Take for example $[3] = [1] + [1] + [1]$. The first summand $[1]$ is a retract of $[2]$ in a pretty easy way. Applying the functor $- + [1] + [1]$ preserves this retract, so $[3]$ is a retract of $[4]$.

This should mean that $\hom([1], [3])$ is determined by the Boolean algebra $B = \hom([1], [2])$. Indeed, it’s obtained by splitting the idempotent

$$B \times B \stackrel{\langle \pi_1, \wedge\rangle}{\to} B \times B$$

which I found simply by analyzing the previous paragraph.

Here is a theorem which might be folklore but which seems to me to be relevant:

• Let $T$ be a category with finite products, and $\bar{T}$ its Cauchy completion. Then $\bar{T}$ also has finite products, and for any Cauchy complete category with products $D$, the category $Prod(T, D)$ of product-preserving functors $T \to D$ is equivalent to $Prod(\bar{T}, D)$.

We could take $D = Set$ for instance.
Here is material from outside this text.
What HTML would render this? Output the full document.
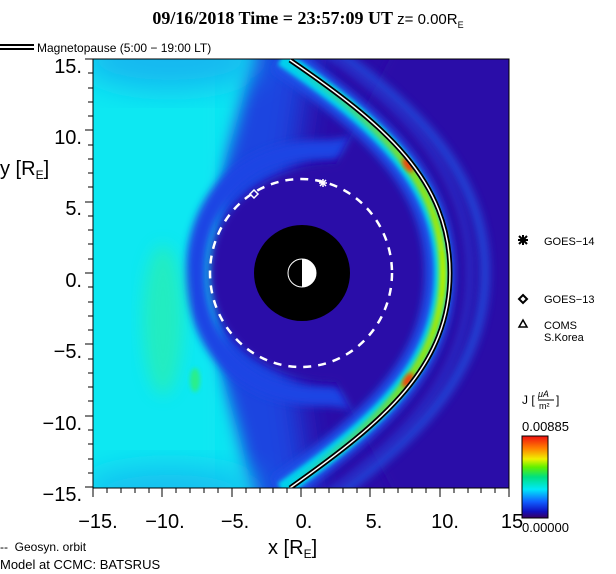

Now, if we take $T_2$ to be the Lawvere theory given by the full subcategory in $C$ whose objects are finite products of $[2]$, we get the same Cauchy completion $\bar{T}$ as we would if we took $T_n$, the Lawvere theory generated by $[n]$:

$$Mod_{T_2} = Prod(T_2, Set) \simeq Prod(\bar{T}, Set) \simeq Prod(T_n, Set) = Mod_{T_n}.$$

I have a vague memory that we were discussing this sort of thing when Tom was posting about ultrafilters and codensity monads and the like, but I’m having trouble locating it just now.

So in case the message of my last post didn’t transmit well: if we suppose that the objects of the form $[2^n]$ form a category equivalent to the one we get by looking at those objects in the case $C = Fin^k$ for some finite $k$, then the same is true for all the other $[m]$. That is, the category of all the $[m]$ is a full subcategory of the Cauchy completion of the category of the $[2^n]$, and since $Fin^k$ is itself Cauchy complete, it’s the same as full subcategory of $Fin^k$ consisting of the $[m]$, i.e., the finite (nonempty) coproducts of $[1]$ in $Fin^k$.

Part of my point is also that there is nothing special about $2$ here. You could replace $2$ by any $n \geq 2$ and get an analogous statement.

Duh, yes, of course – the equaliser defining $1+1+1$ in terms of $(1+1)^2$ is split, hence absolute. So as Todd rightly says, $C(1,1+1)$ determines $C(1,1+1+1)$ whenever $C$ is distributive. So, to summarise: $C$ is distributive with as objects are the finite copowers of $1$ if and only if it is the category of Boolean-valued matrices for the Boolean algebra $B = C(1,1+1)$.

In fact, in combination with Sam’s remarks above, this turns out to be one of the class of examples in the Johnstone paper on “Collapsed toposes”.

As Sam points out, if $C$ is distributive and its objects are the copowers of $1$, then $E = FP(C^{op},Set)$ is a cartesian closed variety. Moreover, because $C(1,1) = 1$, this variety is affine, meaning that every one-element subset is a subalgebra, or equivalently that the terminal algebra is a projective generator. Conversely, if $E$ is an affine cartesian closed variety, then it is equivalent to $FP(C^op, Set)$ where $C$ is the full subcategory of $E$ on the coproducts of $1$.

So: distributive categories $C$ whose objects are copowers of $1$ are the same as cartesian closed affine varieties. Example 8.8 of “Collapsed toposes” notes that $E$ is a cartesian closed affine (finitary) variety precisely if and only if it is the category of sheaves on a Boolean algebra $B$ which are either empty or have global support. The $B$ in question is, of course, going to $E(1,1+1)$. There is, moreover, a simple syntactic characterisations of such varieties: they are the categories of models of commutative hyperaffine theories (where hyperaffine is defined in the Johnstone paper).

At the end of Example 8.8, reference is made to Bergman’s “Actions of Boolean rings on sets” which basically works out everything that is relevant to this situation. It is good stuff and worth a read.

Another point. If $C$ is a distributive category whose objects are the copowers of $1$, then the models of the theory $C^{op}$ are, as discussed, sheaves of global support on the Boolean algebra $C(1,1+1)$ together with the empty model.

This is related to the theory of skew Boolean algebras. A non-empty model of $C^{op}$ can also be described as a skew Boolean algebra whose Boolean algebra quotient is $C(1,1+1)$. See the paper “Boolean sets, skew Boolean algebras and a non-commutative Stone duality” by Kudryavtseva and Lawson.

Thanks, Todd and Richard!

$C$ is distributive with objects being the finite copowers of $1$ if and only if it is the category of Boolean-valued matrices for the Boolean algebra $B= C(1,1+1)$.

Great!

Boolean-valued matrices sound more like relations than functions to me; I guess you mean matrices of some special sort here? (Like those that have right adjoints in a suitable sense?)